Strong & constant revenue growth - up 16% YoY, but most importantly, an excellent & optimized expense management as total costs only grew 9.3% despite strong R&D growth - balanced by G&A decline due to lower legal costs, which results in higher margins globally, higher EPS combined with the company’s massive buybacks & more cash generation - $10.33B of FCF, hence an insane balance sheet of $70.23B cash & $42B of net debt.
Guidance.
Management gave itself lots of room for the next quarter with a very large guidance, ranging from 9% to 16% YoY growth.
“We expect second quarter 2025 total revenue to be in the range of $42.5-45.5 billion. Our guidance assumes foreign currency is an approximately 1% tailwind to year-over-year total revenue growth, based on current exchange rates.”
Many companies are completely lost in the actual political landscape so we can’t blame them but will need to wait & see.
My Take & Valuation.
Meta remains strong, no doubts here. Business is booming & certainly won’t stop as even the worst recession won’t impact its network effect, nor the time spent on their apps, nor their advertising systems to improve... It sure can reduce total advertising spending but in time, nothing will really change. Except that they will be better at everything they do when it comes back.
This is why Meta is one of my top 5 favorite stocks & a blue chip I only accumulate as long as the price is below what I believe to be an optimum buying price for a long-term position.

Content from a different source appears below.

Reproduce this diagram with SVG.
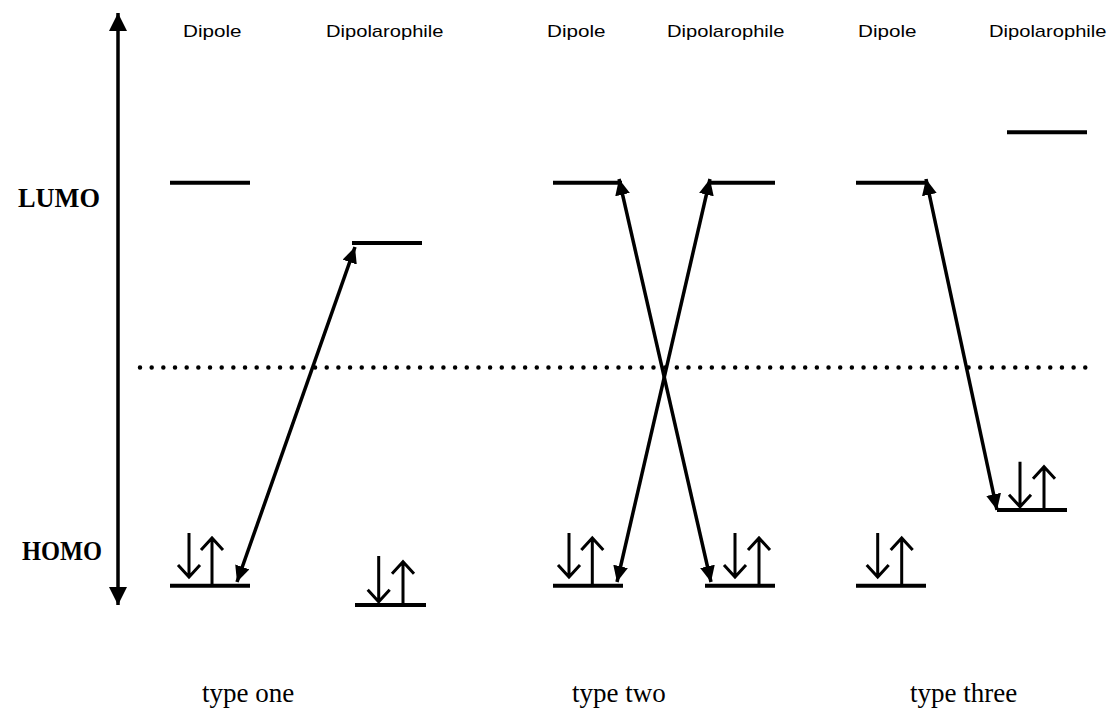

This model assumes a 10% & 12% CAGR growth until FY26 & FY29 respectively, 42% of net margins, 2% of returns to shareholders & multiples equal to Meta’s 5Y average at x25 earnings & x7 sales.
I remain overly bullish for Meta’s next decade and really want to be part of it. The next year could be a bit challenging due to the reasons shared above but I will not mind accumulating this name & accept a paper loss, until the economy & politics turn around, as I am pretty convinced Meta will be stronger by then.